Burge torture victim claims police harassment after exoneration

Caine was charged as an accessory to double murder in 1986, after he was tortured into confessing by detectives working under former Chicago Police Cmdr. Jon Burge — Burge is currently serving a four-and-a-half year sentence for perjury and obstruction of justice. The former commander is accused of torturing hundreds of criminal suspects in the 1970s, ’80s and ’90s. In July, the Chicago City Council agreed to pay Caine $10 million to settle his police torture lawsuit against the city.

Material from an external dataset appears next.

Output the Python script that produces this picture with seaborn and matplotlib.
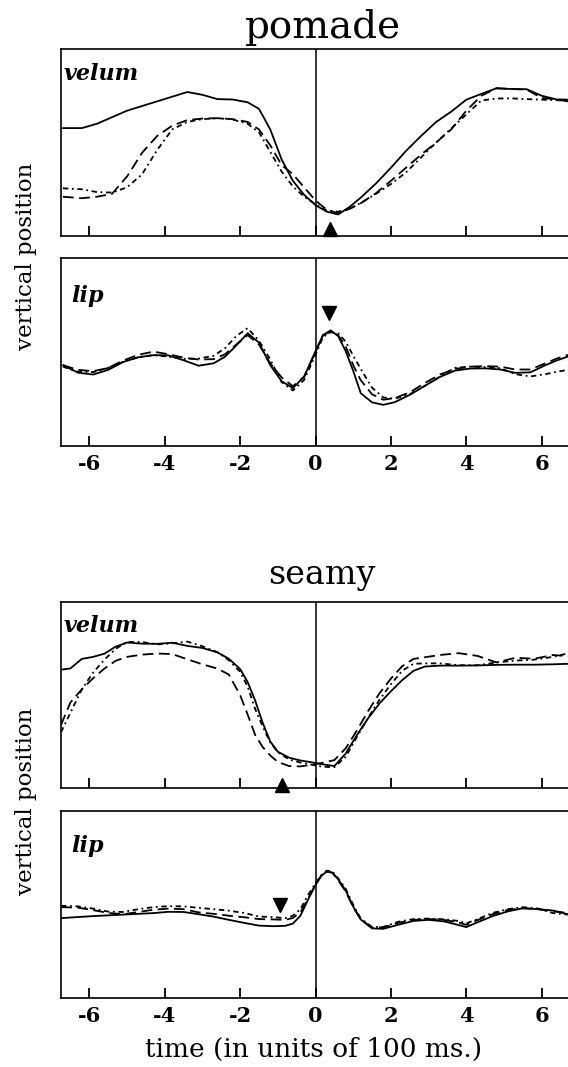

Caine said he first came in contact with River Forest police in the summer of 2012, when he was returning to his apartment on the 1500 block of Bonnie Brae. A squad car pulled up behind him as he turned into the alley. As he walked to his back door, a female officer pulled up and asked, “Do I know you?”

He said the officer asked if he was Eric Caine because she had seen him on TV. “Burge made us all look bad,” she told Caine.

Caine said his trouble in River Forest began in early March, when he was returning home from court. As he turned down an alley to his apartment, he said he was boxed in by a black, unmarked police truck and a River Forest police squad car.

Laird emerged from the truck saying, “Eric Caine, you’re under arrest for driving on a suspended license,” according to Caine, who presented Laird with a restricted driving permit he received from the Illinois Secretary of State. Laird reviewed the permit and left without making an arrest, but Caine said the episode left him with flashbacks of his quarter-century behind bars.

“I was so shook up. After they left, all I did was sit in the car for about 20 minutes. I was crying,” he said. “It was bad. It was real, real bad. I was so, so scared.”